On the high street, lets take the fractional odds first.
5/4 = 1.25
As mentioned above, this does not include your stake. So if your bet is a winner, this amount is multiplied by your stake and is the profit you will receive.
£100 * 1.25 = £125 profit.
When you go to the bookmaker to collect your winnings it will be the original stake (£100) and the profit (£125). You get a total of £225 back.
Now onto the world of online betting, lets look at decimal odds.
The odds for the online bet are 2.4.
£100 * 2.4 = £240
This time the stake is included already, and you can quickly see that the total return is better than that offered by the bookmaker in town. Again you have staked the £100, so to work out the profit on the bet you simply take it off. £240 – £100 = £140.

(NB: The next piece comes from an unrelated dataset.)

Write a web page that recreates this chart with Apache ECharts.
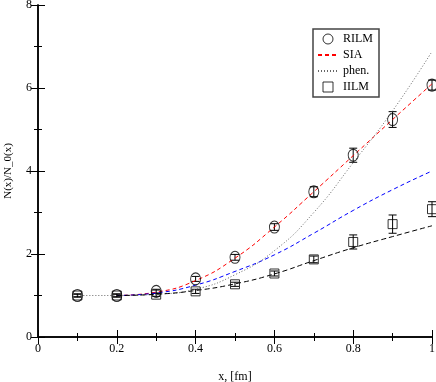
<!DOCTYPE html>
<html>
<head>
<meta charset="utf-8">
<script src="https://cdn.jsdelivr.net/npm/echarts@6/dist/echarts.min.js"></script>
<style>
  html, body { margin: 0; padding: 0; background: #fff; }
  #main { width: 436px; height: 382px; }
</style>
</head>
<body>
<div id="main"></div>
<script>
// points (x in fm)
var xPts = [0.1, 0.2, 0.3, 0.4, 0.5, 0.6, 0.7, 0.8, 0.9, 1.0];
var rilmY = [1.0, 1.0, 1.1, 1.40, 1.92, 2.65, 3.50, 4.38, 5.24, 6.07];
var rilmErr = [0.04, 0.04, 0.05, 0.06, 0.07, 0.08, 0.12, 0.17, 0.19, 0.12];
var iilmY = [1.0, 1.0, 1.02, 1.10, 1.27, 1.53, 1.87, 2.29, 2.72, 3.08];
var iilmErr = [0.03, 0.03, 0.04, 0.05, 0.05, 0.06, 0.08, 0.17, 0.22, 0.18];

// curves
var curveX = [0.2, 0.3, 0.4, 0.5, 0.6, 0.7, 0.8, 0.9, 1.0];
var siaY = [1.0, 1.08, 1.36, 1.90, 2.65, 3.50, 4.37, 5.24, 6.10];
var blueY = [1.0, 1.06, 1.25, 1.58, 1.98, 2.50, 3.05, 3.55, 4.0];
var iilmFitY = [1.0, 1.03, 1.12, 1.28, 1.52, 1.84, 2.15, 2.42, 2.68];
var phenX = [0.1, 0.2, 0.3, 0.4, 0.5, 0.6, 0.7, 0.8, 0.9, 1.0];
var phenY = [1.0, 1.0, 1.03, 1.15, 1.50, 2.08, 3.0, 4.2, 5.45, 6.88];

function pairs(xs, ys) {
  var out = [];
  for (var i = 0; i < xs.length; i++) out.push([xs[i], ys[i]]);
  return out;
}
function errData(xs, ys, es) {
  var out = [];
  for (var i = 0; i < xs.length; i++) out.push([xs[i], ys[i] - es[i], ys[i] + es[i]]);
  return out;
}
function renderErr(params, api) {
  var lo = api.coord([api.value(0), api.value(1)]);
  var hi = api.coord([api.value(0), api.value(2)]);
  var w = 4;
  var st = { stroke: '#000', lineWidth: 1 };
  return {
    type: 'group',
    children: [
      { type: 'line', shape: { x1: lo[0], y1: lo[1], x2: hi[0], y2: hi[1] }, style: st },
      { type: 'line', shape: { x1: lo[0] - w, y1: lo[1], x2: lo[0] + w, y2: lo[1] }, style: st },
      { type: 'line', shape: { x1: hi[0] - w, y1: hi[1], x2: hi[0] + w, y2: hi[1] }, style: st }
    ]
  };
}

var font = 'Liberation Serif';
var axisLineStyle = { color: '#000', width: 1.5 };
var noSym = { color: 'rgba(0,0,0,0)', borderWidth: 0 };
var hollow = { color: 'rgba(0,0,0,0)', borderColor: '#000', borderWidth: 1 };

var option = {
  animation: false,
  backgroundColor: '#fff',
  textStyle: { fontFamily: font },
  grid: { left: 38, right: 4, top: 5, bottom: 45, outerBoundsMode: 'none' },
  legend: {
    data: [
      { name: 'RILM', icon: 'circle', itemStyle: hollow },
      { name: 'SIA', itemStyle: noSym },
      { name: 'phen.', itemStyle: noSym },
      { name: 'IILM', icon: 'path://M0,0L10,0L10,10L0,10Z', itemStyle: hollow }
    ],
    orient: 'vertical',
    left: 313, top: 29,
    itemWidth: 20, itemHeight: 10, itemGap: 4,
    padding: [4, 6, 4, 4],
    borderColor: '#444', borderWidth: 1.5,
    textStyle: { fontFamily: font, fontSize: 12, color: '#000' }
  },
  xAxis: [{
    type: 'value', min: 0, max: 1, interval: 0.2,
    name: 'x, [fm]', nameLocation: 'middle', nameGap: 34,
    nameTextStyle: { fontFamily: font, fontSize: 12, color: '#000' },
    axisLine: { lineStyle: axisLineStyle },
    axisTick: { inside: true, length: 7, lineStyle: { color: '#000' } },
    minorTick: { show: true, splitNumber: 2, length: 4, lineStyle: { color: '#000' } },
    axisLabel: { fontFamily: font, fontSize: 12, color: '#000', margin: 6,
      formatter: function (v) { return v === 0 || v === 1 ? String(v) : v.toFixed(1); } },
    splitLine: { show: false }
  }, {
    type: 'value', min: 0, max: 1, interval: 0.2, position: 'top',
    axisLine: { lineStyle: axisLineStyle },
    axisTick: { inside: true, length: 7, lineStyle: { color: '#000' } },
    minorTick: { show: true, splitNumber: 2, length: 4, lineStyle: { color: '#000' } },
    axisLabel: { show: false }, splitLine: { show: false }
  }],
  yAxis: [{
    type: 'value', min: 0, max: 8, interval: 2,
    name: 'N(x)/N_0(x)', nameLocation: 'middle', nameGap: 24,
    nameTextStyle: { fontFamily: font, fontSize: 11, color: '#000' },
    axisLine: { lineStyle: axisLineStyle },
    axisTick: { inside: true, length: 7, lineStyle: { color: '#000' } },
    minorTick: { show: true, splitNumber: 2, length: 4, lineStyle: { color: '#000' } },
    axisLabel: { fontFamily: font, fontSize: 12, color: '#000', margin: 6 },
    splitLine: { show: false }
  }, {
    type: 'value', min: 0, max: 8, interval: 2, position: 'right',
    axisLine: { lineStyle: axisLineStyle },
    axisTick: { inside: true, length: 7, lineStyle: { color: '#000' } },
    minorTick: { show: true, splitNumber: 2, length: 4, lineStyle: { color: '#000' } },
    axisLabel: { show: false }, splitLine: { show: false }
  }],
  series: [
    { name: 'SIA', type: 'line', smooth: true, showSymbol: false, symbol: 'none',
      data: pairs(curveX, siaY), color: '#ff0000',
      lineStyle: { color: '#ff0000', width: 1, type: [4, 3] } },
    { name: 'blue', type: 'line', smooth: true, showSymbol: false, symbol: 'none',
      data: pairs(curveX, blueY), color: '#0000ff',
      lineStyle: { color: '#0000ff', width: 1, type: [4, 3] } },
    { name: 'phen.', type: 'line', smooth: true, showSymbol: false, symbol: 'none',
      data: pairs(phenX, phenY), color: '#666',
      lineStyle: { color: '#666', width: 1, type: [1, 2] } },
    { name: 'iilmfit', type: 'line', smooth: true, showSymbol: false, symbol: 'none',
      data: pairs(curveX, iilmFitY), color: '#000',
      lineStyle: { color: '#000', width: 1, type: [5, 3] } },
    { name: 'rilmErr', type: 'custom', renderItem: renderErr,
      data: errData(xPts, rilmY, rilmErr), z: 3 },
    { name: 'iilmErr', type: 'custom', renderItem: renderErr,
      data: errData(xPts, iilmY, iilmErr), z: 3 },
    { name: 'RILM', type: 'scatter', symbol: 'circle', symbolSize: [10, 12],
      data: pairs(xPts, rilmY), z: 4, itemStyle: hollow },
    { name: 'IILM', type: 'scatter', symbol: 'rect', symbolSize: 9,
      data: pairs(xPts, iilmY), z: 4, itemStyle: hollow }
  ]
};

var chart = echarts.init(document.getElementById('main'), null, { renderer: 'canvas' });
chart.setOption(option);
</script>
</body>
</html>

For most people, the choice between fractional or decimal odds is a simply a matter of personal preference. If you aren’t sure, practise working with both and you will soon decide what suits you best.
The final part of this introductory section illustrates how to quickly compare fractional and decimal odds, whatever they may be.
The obvious way to do this is to convert fractional odds into decimal odds, doing it this way round gives you two values and you simply pick the biggest! You will find this extremely helpful when you enter the world of online betting!
To convert from fractional odds, simply divide the top value by the bottom, and add 1.
Following on from the example earlier, we used fractional odds of 5/4.
5/4 (5 divided by 4) = 1.25
1.25 + 1 = 2.25
Now it is obvious why the online bookmaker odds of 2.4 were better!
Lets try a new example:
You look in the bookies window and see fractional odds of 12/5, lets do the calculation to see what they would be as decimal odds:
12/5 = 2.4
2.4 + 1 = 3.4
So fractional odds of 12/5 are identical to decimal odds of 3.4.